> **MATERIAL**
>> start
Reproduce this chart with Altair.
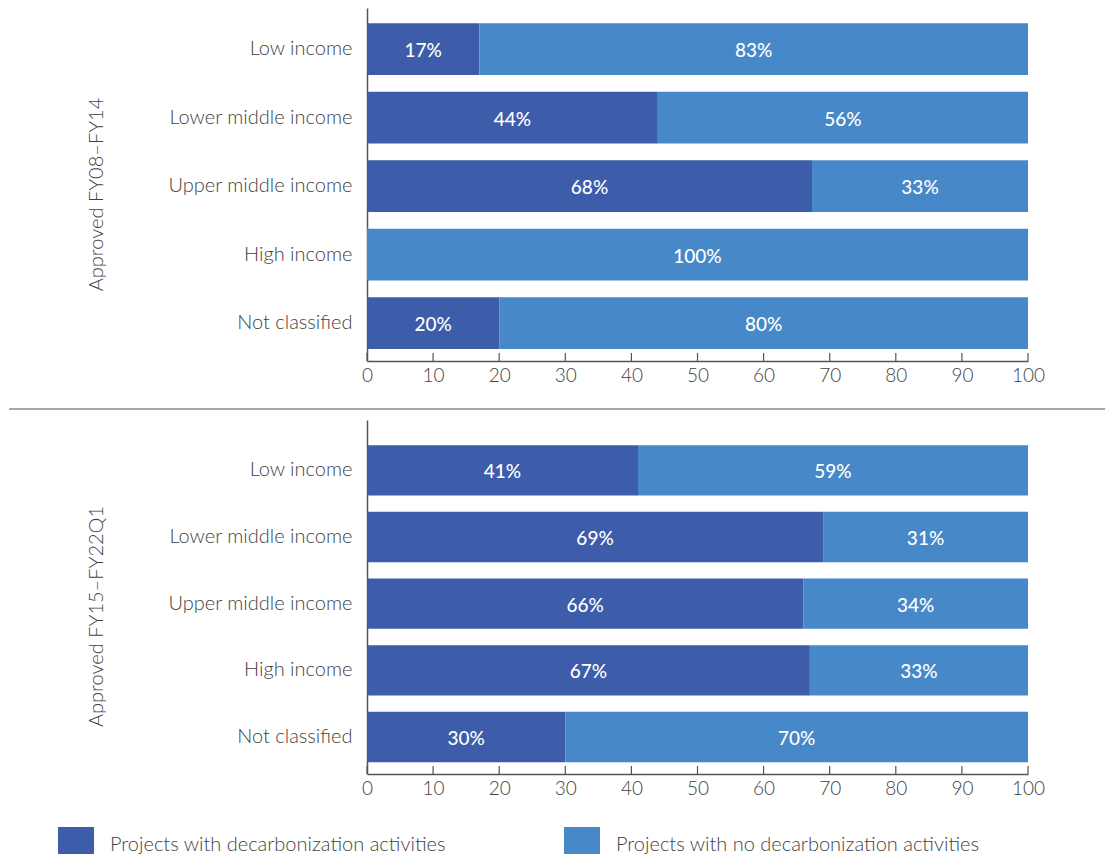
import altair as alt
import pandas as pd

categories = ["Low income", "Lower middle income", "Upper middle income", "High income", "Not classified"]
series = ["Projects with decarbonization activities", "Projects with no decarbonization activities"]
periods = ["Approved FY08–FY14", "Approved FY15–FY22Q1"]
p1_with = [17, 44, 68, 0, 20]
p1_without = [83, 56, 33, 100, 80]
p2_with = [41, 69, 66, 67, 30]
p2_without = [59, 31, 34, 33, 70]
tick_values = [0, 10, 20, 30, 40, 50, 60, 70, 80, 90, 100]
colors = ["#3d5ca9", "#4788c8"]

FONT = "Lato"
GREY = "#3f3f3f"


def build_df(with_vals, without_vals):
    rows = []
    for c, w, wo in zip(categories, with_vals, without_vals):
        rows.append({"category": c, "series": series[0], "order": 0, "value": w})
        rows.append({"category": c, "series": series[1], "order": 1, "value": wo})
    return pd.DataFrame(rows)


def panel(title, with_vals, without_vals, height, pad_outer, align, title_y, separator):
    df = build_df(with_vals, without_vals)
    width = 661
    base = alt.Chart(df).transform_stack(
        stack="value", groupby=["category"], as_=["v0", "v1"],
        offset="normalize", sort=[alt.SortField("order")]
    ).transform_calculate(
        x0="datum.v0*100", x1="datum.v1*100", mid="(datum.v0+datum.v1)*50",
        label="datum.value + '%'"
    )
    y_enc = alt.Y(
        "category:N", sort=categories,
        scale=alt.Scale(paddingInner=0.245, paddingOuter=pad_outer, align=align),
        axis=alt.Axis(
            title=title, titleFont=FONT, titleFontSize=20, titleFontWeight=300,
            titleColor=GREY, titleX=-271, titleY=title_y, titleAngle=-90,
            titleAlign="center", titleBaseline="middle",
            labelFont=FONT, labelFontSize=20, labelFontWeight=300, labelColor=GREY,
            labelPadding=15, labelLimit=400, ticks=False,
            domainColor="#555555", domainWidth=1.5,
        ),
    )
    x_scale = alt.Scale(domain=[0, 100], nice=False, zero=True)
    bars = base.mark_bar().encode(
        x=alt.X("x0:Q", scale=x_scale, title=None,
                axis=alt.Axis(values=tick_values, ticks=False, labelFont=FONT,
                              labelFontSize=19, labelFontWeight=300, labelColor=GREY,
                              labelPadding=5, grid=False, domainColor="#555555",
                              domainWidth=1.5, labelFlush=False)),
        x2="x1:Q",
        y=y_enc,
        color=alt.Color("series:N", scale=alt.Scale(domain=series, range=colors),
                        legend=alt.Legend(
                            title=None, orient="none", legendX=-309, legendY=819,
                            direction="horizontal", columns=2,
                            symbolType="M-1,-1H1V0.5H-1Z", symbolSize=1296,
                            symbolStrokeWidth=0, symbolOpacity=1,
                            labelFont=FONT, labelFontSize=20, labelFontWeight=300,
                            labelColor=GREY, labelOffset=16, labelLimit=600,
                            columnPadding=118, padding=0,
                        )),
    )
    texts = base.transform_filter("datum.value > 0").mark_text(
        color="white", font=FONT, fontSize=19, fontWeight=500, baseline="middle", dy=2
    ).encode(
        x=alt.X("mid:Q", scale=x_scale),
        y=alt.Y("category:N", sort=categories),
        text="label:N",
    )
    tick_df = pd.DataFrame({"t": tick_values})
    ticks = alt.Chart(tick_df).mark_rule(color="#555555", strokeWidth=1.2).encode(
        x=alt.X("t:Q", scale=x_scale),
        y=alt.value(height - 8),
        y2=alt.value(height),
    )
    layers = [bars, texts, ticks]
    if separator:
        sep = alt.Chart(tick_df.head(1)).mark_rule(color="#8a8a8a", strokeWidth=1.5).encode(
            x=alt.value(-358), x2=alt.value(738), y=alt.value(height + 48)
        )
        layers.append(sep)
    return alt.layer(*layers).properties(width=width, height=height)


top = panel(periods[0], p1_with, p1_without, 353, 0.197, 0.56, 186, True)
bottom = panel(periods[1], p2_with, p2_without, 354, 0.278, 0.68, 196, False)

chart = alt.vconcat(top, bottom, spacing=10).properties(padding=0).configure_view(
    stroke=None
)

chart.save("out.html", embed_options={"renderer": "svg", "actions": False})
>> end
> **EXERCISE DESCRIPTION**
Reproduce exactly the run of lines that opens the listing and closes with the line holding "import pandas as pd". Pictures are excluded.

> **WRITTEN SOLUTION**
Reproduce this chart with Altair.
import altair as alt
import pandas as pd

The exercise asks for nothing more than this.